Go Back

California Roll Cucumber Salad

A refreshing salad inspired by California rolls that combines crunchy cucumbers, creamy avocado, and imitation crab for a delightful twist on sushi that’s perfect for any occasion.
Prep Time 15 minutes
Total Time 15 minutes
Servings: 4 servings
Course: Appetizer, Salad, Side Dish
Cuisine: Asian, Japanese
Calories: 190

Ingredients
  

Main Ingredients
  • 2 cups Cucumbers (English cucumbers preferred) Thinly sliced, cut into small matchsticks or bite-sized pieces.
  • 8 oz Imitation Crab or Crab Meat (or cooked shrimp or tofu for a vegetarian twist) Break into small pieces.
  • 1 medium Avocado Cubed just before serving for maximal freshness.
  • 2 tbsp Mayonnaise Light mayo is a great option for a healthier alternative.
  • 2 oz Cream Cheese Can substitute with Greek yogurt for added tang.
  • 2 tbsp Soy Sauce Recommend low-sodium for balanced flavor.
  • 1 tbsp Sesame Seeds Optional garnish for a crunchy finish.

Method
 

Preparation
  1. Thinly slice the cucumbers, then cut these slices into small matchsticks or bite-sized pieces.
  2. Prepare your crab (or shrimp/tofu) by breaking it into small, manageable pieces and placing them in a medium mixing bowl.
  3. Add the mayonnaise and softened cream cheese to the crab.
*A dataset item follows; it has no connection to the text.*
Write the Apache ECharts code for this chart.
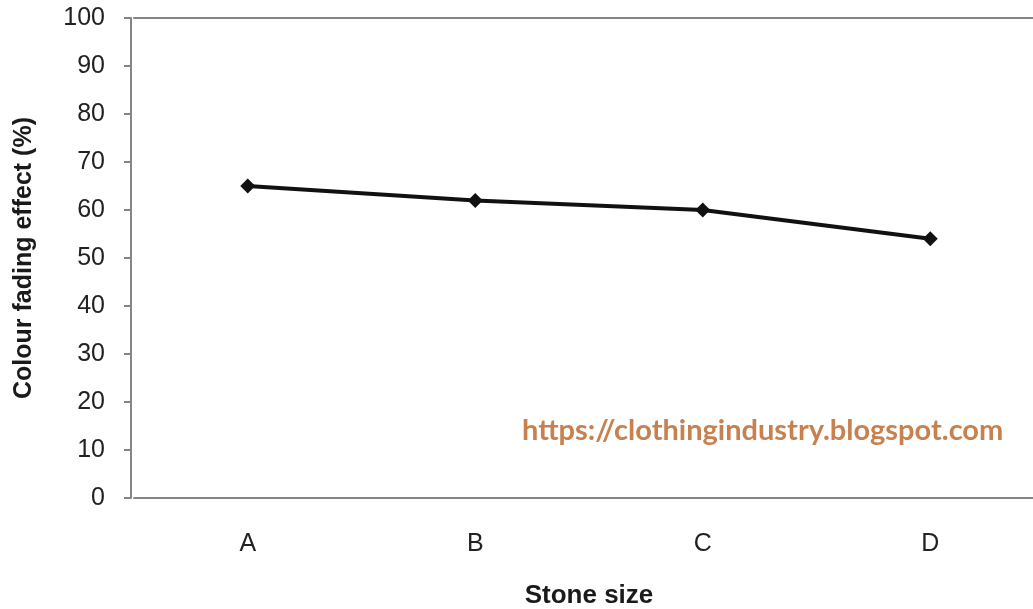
<!DOCTYPE html>
<html>
<head>
<meta charset="utf-8">
<script src="https://cdn.jsdelivr.net/npm/echarts@6/dist/echarts.min.js"></script>
<style>
  html, body { margin: 0; padding: 0; background: #ffffff; }
  #chart { width: 1033px; height: 609px; }
</style>
</head>
<body>
<div id="chart"></div>
<script>
// Stone size categories and the measured colour fading effect
const categories = ['A', 'B', 'C', 'D'];
const fadingEffect = [65, 62, 60, 54];
const yTicks = { min: 0, max: 100, interval: 10 };

const axisGrey = '#858585';
const textFont = '"Liberation Sans", Arial, sans-serif';

const chart = echarts.init(document.getElementById('chart'));
chart.setOption({
  animation: false,
  backgroundColor: '#ffffff',
  // plot area runs past the right edge of the canvas
  grid: { left: 134, right: -11, top: 18, bottom: 111, containLabel: false, outerBoundsMode: 'none' },
  xAxis: [{
    type: 'category',
    data: categories,
    boundaryGap: true,
    name: 'Stone size',
    nameLocation: 'middle',
    nameGap: 85,
    nameTextStyle: { fontFamily: textFont, fontSize: 26, fontWeight: 'bold', color: '#1a1a1a' },
    axisLine: { lineStyle: { color: axisGrey, width: 2 } },
    axisTick: { alignWithLabel: true, length: 6, lineStyle: { color: axisGrey, width: 2 } },
    axisLabel: { margin: 34, fontFamily: textFont, fontSize: 25, color: '#222' },
    splitLine: { show: false }
  }, {
    type: 'category',
    data: categories,
    position: 'top',
    axisLine: { lineStyle: { color: axisGrey, width: 2 } },
    axisTick: { show: false },
    axisLabel: { show: false },
    splitLine: { show: false }
  }],
  yAxis: {
    type: 'value',
    min: yTicks.min,
    max: yTicks.max,
    interval: yTicks.interval,
    offset: 3,
    name: 'Colour fading effect (%)',
    nameLocation: 'middle',
    nameGap: 94,
    nameRotate: 90,
    nameTextStyle: { fontFamily: textFont, fontSize: 25, fontWeight: 'bold', color: '#1a1a1a' },
    axisLine: { show: true, lineStyle: { color: axisGrey, width: 2 } },
    axisTick: { show: true, length: 7, lineStyle: { color: axisGrey, width: 2 } },
    axisLabel: { margin: 26, fontFamily: textFont, fontSize: 25, color: '#222' },
    splitLine: { show: false }
  },
  series: [{
    type: 'line',
    data: fadingEffect,
    symbol: 'diamond',
    symbolSize: 15,
    lineStyle: { color: '#111', width: 4 },
    itemStyle: { color: '#111' }
  }],
  graphic: [{
    type: 'text',
    left: 522,
    top: 416,
    style: {
      text: 'https://clothingindustry.blogspot.com',
      fill: '#c8804f',
      font: 'bold 29px Lato, "Open Sans", sans-serif'
    }
  }]
});
</script>
</body>
</html>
Stir until you achieve a smooth and creamy consistency.
  4. Drizzle in the soy sauce, tasting as you go, and adjust seasoning as needed.
  5. Gently fold in the sliced cucumbers, keeping their delightful crunch intact.
  6. Just before serving, fold in the diced avocado to maintain its bright color and creaminess.
  7. Add a sprinkle of sesame seeds on top for extra texture and nutty flavor.

Notes

Store leftovers in an airtight container in the fridge and consume within two days to prevent cucumbers from getting soggy. Consider holding out the avocado until just before serving for freshness.